The second powerful enterprise trend, continues Ursillo, is the heightened concern around securing enterprise data. High profile credit card breaches at retailers such as Target, Home Depot, and Neiman Marcus, as well as online sites like eBay, have put the spotlight on how vulnerable the payment information and other personal data of tens of millions of U.S. consumers are to an increasingly sophisticated hacker community. And that has made security breaches not just a network risk, but a business risk.
Is the "digital wallet" here to stay?
It´s no surprise that many companies are positioning themselves to gain a foothold in the online and mobile payments space. Giants like Apple, Amazon, Google and PayPal already have brand-name recognition and can leverage hundreds of millions of existing customer accounts with attached credit card or bank account information. “We maintain our belief, however, that the vast majority of these transactions will continue to traverse the existing financial network infrastructure, largely controlled by Visa and MasterCard”.
Meanwhile, Hervé Samour Cachian, Head of Value & Opportunities – European Equities says that Natixis Asset Management technology focus today is on everything that is related to Hyperconnectivity – the use of multiple communication systems and devices that allow us to remain constantly connected to networks and streams of information. This includes trends like Internet of Things, Big Data analytics, digital commerce & payment and social media. There are numerous applications, including driverless car technology, Google GlassTM and contactless payment systems that could be game-changers in the future.
“Emergence of the digital economy is the main theme in technology for us.

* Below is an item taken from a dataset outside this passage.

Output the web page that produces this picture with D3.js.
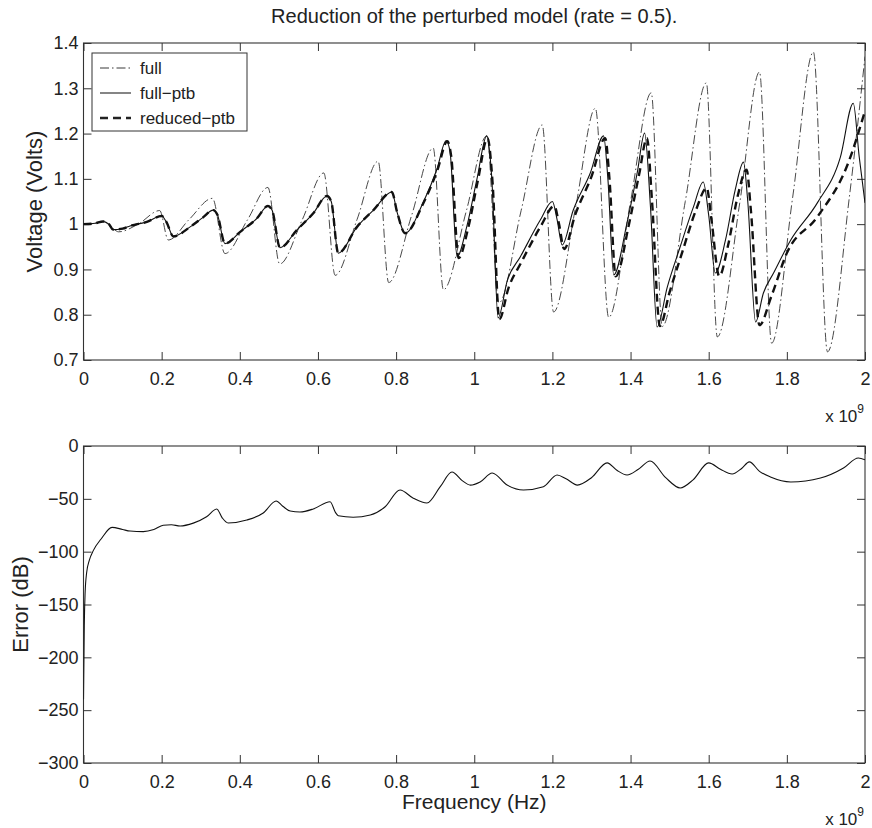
<!DOCTYPE html>
<html><head><meta charset="utf-8">
<script src="https://cdn.jsdelivr.net/npm/d3@7"></script>
<style>
body{margin:0;background:#fff;}
svg text{font-family:"Liberation Sans",Arial,Helvetica,sans-serif;fill:#222;}
</style></head>
<body><svg id="c" width="872" height="828"></svg>
<script>
// ---------- data (frequency in units of 1e9 Hz) ----------
const title = "Reduction of the perturbed model (rate = 0.5).";
const xTicks = [0,0.2,0.4,0.6,0.8,1,1.2,1.4,1.6,1.8,2];
const xTickLabels = ["0","0.2","0.4","0.6","0.8","1","1.2","1.4","1.6","1.8","2"];
const vTicks = [0.7,0.8,0.9,1,1.1,1.2,1.3,1.4];
const vTickLabels = ["0.7","0.8","0.9","1","1.1","1.2","1.3","1.4"];
const eTicks = [-300,-250,-200,-150,-100,-50,0];
const eTickLabels = ["\u2212300","\u2212250","\u2212200","\u2212150","\u2212100","\u221250","0"];
const legendNames = ["full","full\u2212ptb","reduced\u2212ptb"];

const fullF = [0,0.03,0.05,0.07,0.09,0.14,0.195,0.217,0.27,0.33,0.362,0.42,0.472,0.502,0.56,0.615,0.644,0.70,0.754,0.781,0.84,0.895,0.921,0.98,1.032,1.063,1.12,1.174,1.203,1.26,1.31,1.344,1.40,1.453,1.481,1.54,1.594,1.622,1.68,1.73,1.761,1.815,1.868,1.904,1.96,2.0];
const fullV = [1.0,1.002,1.006,0.995,0.983,1.0,1.03,0.965,1.01,1.057,0.935,1.01,1.081,0.912,1.01,1.113,0.887,1.01,1.139,0.871,1.02,1.168,0.855,1.03,1.195,0.826,1.03,1.219,0.806,1.04,1.256,0.794,1.05,1.29,0.774,1.05,1.312,0.751,1.05,1.336,0.737,1.06,1.38,0.718,1.06,1.37];

const ptbF = [0,0.03,0.05,0.065,0.076,0.1,0.119,0.162,0.2,0.212,0.23,0.273,0.306,0.332,0.343,0.362,0.401,0.444,0.472,0.483,0.503,0.546,0.588,0.623,0.634,0.652,0.70,0.742,0.789,0.803,0.823,0.869,0.904,0.928,0.938,0.956,0.981,1.007,1.032,1.045,1.061,1.085,1.118,1.169,1.2,1.212,1.225,1.253,1.297,1.331,1.342,1.357,1.391,1.417,1.436,1.451,1.468,1.494,1.527,1.561,1.586,1.6,1.617,1.643,1.668,1.689,1.7,1.72,1.74,1.766,1.81,1.878,1.937,1.97,1.985,2.0];
const ptbV = [1.0,1.002,1.006,1.0,0.988,0.99,0.996,1.005,1.018,1.005,0.973,0.994,1.015,1.031,1.02,0.957,0.983,1.013,1.04,1.03,0.948,0.987,1.024,1.062,1.05,0.936,0.994,1.031,1.071,1.025,0.98,1.047,1.12,1.184,1.16,0.928,0.995,1.1,1.195,1.1,0.793,0.877,0.928,1.009,1.05,1.01,0.954,1.03,1.113,1.195,1.1,0.888,1.003,1.113,1.201,1.038,0.773,0.861,0.95,1.038,1.093,1.02,0.892,0.965,1.076,1.137,1.05,0.784,0.848,0.892,0.965,1.047,1.148,1.267,1.15,1.047];

const redF = [0,0.03,0.05,0.065,0.076,0.1,0.119,0.162,0.2,0.212,0.23,0.273,0.306,0.332,0.343,0.362,0.401,0.444,0.472,0.483,0.503,0.546,0.588,0.623,0.634,0.652,0.70,0.742,0.789,0.803,0.823,0.869,0.906,0.931,0.941,0.96,0.984,1.009,1.034,1.047,1.064,1.088,1.12,1.17,1.205,1.217,1.23,1.258,1.30,1.335,1.346,1.362,1.396,1.422,1.442,1.455,1.475,1.5,1.533,1.567,1.595,1.607,1.627,1.65,1.675,1.697,1.708,1.73,1.76,1.80,1.878,1.957,2.0];
const redV = [1.0,1.002,1.006,1.0,0.988,0.99,0.996,1.005,1.018,1.005,0.973,0.994,1.015,1.031,1.02,0.957,0.983,1.013,1.04,1.03,0.948,0.987,1.024,1.062,1.05,0.936,0.994,1.031,1.071,1.025,0.98,1.045,1.12,1.183,1.15,0.925,0.99,1.095,1.19,1.09,0.79,0.86,0.915,0.995,1.04,1.0,0.945,1.02,1.105,1.19,1.1,0.885,1.0,1.11,1.19,1.05,0.775,0.85,0.94,1.03,1.08,1.01,0.885,0.955,1.065,1.12,1.03,0.777,0.84,0.936,1.016,1.135,1.25];

const errF = [0,0.002,0.004,0.008,0.015,0.025,0.045,0.073,0.1,0.119,0.153,0.18,0.204,0.225,0.247,0.281,0.315,0.341,0.355,0.37,0.418,0.46,0.493,0.51,0.529,0.554,0.588,0.631,0.645,0.652,0.69,0.734,0.772,0.81,0.844,0.879,0.913,0.943,0.97,0.99,1.015,1.046,1.084,1.126,1.177,1.212,1.235,1.264,1.3,1.34,1.365,1.391,1.42,1.45,1.49,1.527,1.56,1.6,1.63,1.66,1.685,1.704,1.73,1.758,1.81,1.886,1.945,1.983,2.0];
const errDB = [-240,-170,-140,-120,-108,-99,-88,-77,-79,-80.5,-81,-79,-75,-74.5,-75.7,-73,-67,-59.6,-68,-72.8,-70,-63.4,-52,-57,-61.5,-62.4,-59.6,-52.7,-63,-66,-67.4,-65.3,-57.5,-41.6,-49.4,-54,-38.5,-24.6,-33,-37,-34,-25.6,-37,-41.6,-38.5,-27.4,-31,-37,-30,-16,-23,-27.4,-22,-14.2,-30,-39.7,-32,-16,-22,-26.5,-21,-15,-24,-29.3,-34,-30.3,-20.8,-11.3,-13];

// ---------- layout ----------
const svg = d3.select("#c");
const L = 83.5, R = 865;
const T1 = 43, B1 = 360, T2 = 446, B2 = 763;
const x = d3.scaleLinear().domain([0,2]).range([L,R]);
const y1 = d3.scaleLinear().domain([0.7,1.4]).range([B1,T1]);
const y2 = d3.scaleLinear().domain([-300,0]).range([B2,T2]);
const axisColor = "#333";
const fs = 18;

function frame(yScale, yT, yLabels, top, bot, cid){
  const g = svg.append("g");
  const tk = 8;
  g.append("g").attr("transform",`translate(0,${bot})`)
    .call(d3.axisBottom(x).tickValues(xTicks).tickSize(-tk).tickPadding(12)
      .tickFormat((d,i)=>xTickLabels[i]));
  g.append("g").attr("transform",`translate(0,${top})`)
    .call(d3.axisTop(x).tickValues(xTicks).tickSize(-tk).tickFormat(""));
  g.append("g").attr("transform",`translate(${L},0)`)
    .call(d3.axisLeft(yScale).tickValues(yT).tickSize(-tk).tickPadding(5)
      .tickFormat((d,i)=>yLabels[i]));
  g.append("g").attr("transform",`translate(${R},0)`)
    .call(d3.axisRight(yScale).tickValues(yT).tickSize(-tk).tickFormat(""));
  g.selectAll(".domain").remove();
  g.selectAll(".tick line").attr("stroke",axisColor).attr("stroke-width",1);
  g.selectAll(".tick text").attr("font-size",fs).attr("fill","#222")
    .attr("font-family","Liberation Sans, Arial, sans-serif");
  g.append("rect").attr("x",L).attr("y",top).attr("width",R-L).attr("height",bot-top)
    .attr("fill","none").attr("stroke",axisColor).attr("stroke-width",1.1);
  svg.append("clipPath").attr("id",cid).append("rect")
    .attr("x",L).attr("y",top).attr("width",R-L).attr("height",bot-top);
  // x 10^9 label
  const t = svg.append("text").attr("x",R-1).attr("y",bot+62).attr("text-anchor","end")
    .attr("font-size",17);
  t.append("tspan").text("x 10");
  t.append("tspan").attr("dy",-9).attr("font-size",12).text("9");
}

frame(y1, vTicks, vTickLabels, T1, B1, "clip1");
frame(y2, eTicks, eTickLabels, T2, B2, "clip2");

// ---------- top plot lines ----------
const line1 = (F,V)=> d3.line().x((d,i)=>x(F[i])).y((d,i)=>y1(V[i])).curve(d3.curveMonotoneX)(F);
const gp = svg.append("g").attr("clip-path","url(#clip1)");
gp.append("path").attr("d",line1(fullF,fullV)).attr("fill","none")
  .attr("stroke","#333").attr("stroke-width",0.9).attr("stroke-dasharray","9,3,1.5,3");
gp.append("path").attr("d",line1(ptbF,ptbV)).attr("fill","none")
  .attr("stroke","#111").attr("stroke-width",1.1);
gp.append("path").attr("d",line1(redF,redV)).attr("fill","none")
  .attr("stroke","#111").attr("stroke-width",2.4).attr("stroke-dasharray","8,5");

// ---------- bottom plot line ----------
const g2 = svg.append("g").attr("clip-path","url(#clip2)");
g2.append("path").attr("d", d3.line().x((d,i)=>x(errF[i])).y((d,i)=>y2(errDB[i])).curve(d3.curveMonotoneX)(errF))
  .attr("fill","none").attr("stroke","#111").attr("stroke-width",1.1);

// ---------- legend ----------
const lg = svg.append("g");
lg.append("rect").attr("x",92).attr("y",53).attr("width",155).attr("height",78)
  .attr("fill","#fff").attr("stroke",axisColor).attr("stroke-width",1);
const styles = [
  {dash:"9,3,1.5,3", w:0.9},
  {dash:null, w:1.1},
  {dash:"8,5", w:2.4}
];
legendNames.forEach((n,i)=>{
  const yy = 68 + i*25;
  const ln = lg.append("line").attr("x1",100).attr("x2",131).attr("y1",yy).attr("y2",yy)
    .attr("stroke","#222").attr("stroke-width",styles[i].w);
  if(styles[i].dash) ln.attr("stroke-dasharray",styles[i].dash);
  lg.append("text").attr("x",140).attr("y",yy).attr("dy","0.35em").attr("font-size",17).text(n);
});

// ---------- titles ----------
svg.append("text").attr("x",(L+R)/2).attr("y",23).attr("text-anchor","middle")
  .attr("font-size",20).text(title);
svg.append("text").attr("transform",`translate(42,${(T1+B1)/2}) rotate(-90)`)
  .attr("text-anchor","middle").attr("font-size",22).text("Voltage (Volts)");
svg.append("text").attr("transform",`translate(28,${(T2+B2)/2}) rotate(-90)`)
  .attr("text-anchor","middle").attr("font-size",22).text("Error (dB)");
svg.append("text").attr("x",(L+R)/2).attr("y",B2+46).attr("text-anchor","middle")
  .attr("font-size",21).text("Frequency (Hz)");
</script></body></html>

Digitalization is a tremendously disruptive force in society and it knows no boundaries. Companies that fail to amend and to adapt their business model accordingly could be at risk, while companies that are preparing for this new paradigm can be offered multiple opportunities to reap the benefits”, explains.
“We are finding a few European tech companies connected to digital payment solutions that appear attractively valued today. For example, Paris-based Ingenico, which is a global leader in seamless payment solutions for mobile, online and in-store channels, combines three key drivers in our view: structural growth, market share gain and expansion up the value chain. We believe it could benefit long-term from the adoption of chip cards in the U.S. and the emergence of mobile payments. Another area of growing interest interconnected to it all is digital security. Within this space, European firms such as Gemalto are leading providers of innovative digital security solutions globally”, affirms Cachian.
Outlook for European technology
Despite a gloomy macroeconomic picture for Europe and other parts of the world, Natixis GAM have a positive outlook for the technology sector in 2015. Search for growth could lead investors to increase their exposure to the tech-related stocks and especially the ones that either sell or create cutting-edge products. “We believe that Internet of Things is the area of technology that could offer the most promising opportunities in 2015 – driven by gadgets and the widespread adoption of wearable technology.”
Ng Kong Chiat, Equity Analyst, Portfolio Manager of Absolute Asia Asset Management conclude that 2014 extended the strong growth pattern for the technology sector seen over the past few years. Asia-ex-Japan technology stocks were driven by the launch of Apple’s iPhone 6 and iPhone 6 Plus in September. They were also boosted by the expiry of Microsoft’s support for Win XP earlier in the year – which gave rise to and supported a corporate PC replacement cycle. Further penetration of smartphones into the emerging markets and the moderate economic recovery in the developed markets, which prompted more corporate technology spend, also supported growth in the industry this year.
“But these positive factors in 2014 could turn into hurdles for the industry in 2015, as they have created a large base and are beginning to lose momentum. In addition, some of this growth was linked to a one-time event which we may not witness in 2015. Accordingly, we believe there will be less impact from the next version of the iPhone to be released in the New Year, as well as other Apple products. Also, we believe there will be a less robust PC replacement cycle in 2015, slower penetration of smartphones worldwide and more moderate technology capital expenditures by global companies. With such a backdrop, it may be trickier to navigate in the technology space”, argues.